= Abner Vance =

American veteran (died 1819)

Abner Vance (1760 or 1770 – July 16, 1819) was an American Revolutionary War veteran and murderer. He was also reportedly a preacher. He reportedly killed a man in 1817 and fled to Tug Fork. A few years later he was hanged for murder.

After he was hanged, a folk song was made about him, the murder and execution is considered a founding an event for the Vances settlement in Tug Fork Valley. Many of his descendants would be involved in the Hatfield-McCoy Feud and he is an ancestor of Vice President JD Vance.

== Early life ==
He was born in North Carolina. His name does not appear on census records but based on calculations from his wife's birth year he was born between 1760 and 1770.

He was an Indian fighter and saved men from Indian attacks. After he served in the American Revolutionary War he moved to Russell County, Virginia, sometime between 1780 and 1799. In 1792, he pushed Mingo people out of Guyandotte river.

He married Miss Susannah Howard. They produced eight children.

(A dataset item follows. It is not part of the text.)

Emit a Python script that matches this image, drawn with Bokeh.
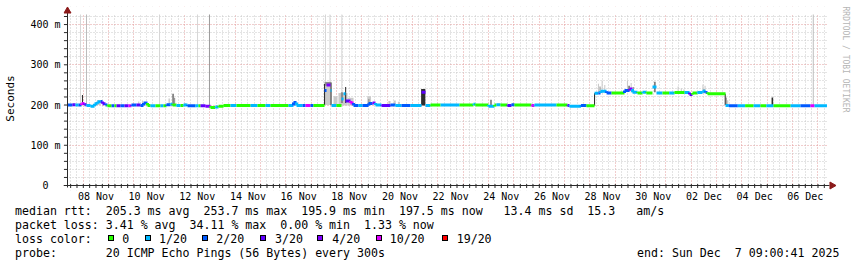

Reportedly he fled from Russell County to the Tug Fork in 1817 to escape a murder trail.

== Trial and execution ==
In June 1818, Abner applied for a coram nobis. The application was approved and a new trial was awarded.

He was executed on July 16, 1819, for murder in Washington County, Virginia.

== Legacy ==
Abner Vance's murder of Horton is considered a founding event for the Vance family's settlement in Tug Fork. Abner Vance was the grandfather to Devil Anse's mom and Jim Vance. According to author Lisa Alther, stories of Vance's hanging had a big impact on Devil Anse Hatfield.

Further down the line, he is an ancestor of 50th and current US Vice President JD Vance.

A song called Vance Song has been sung about the murder.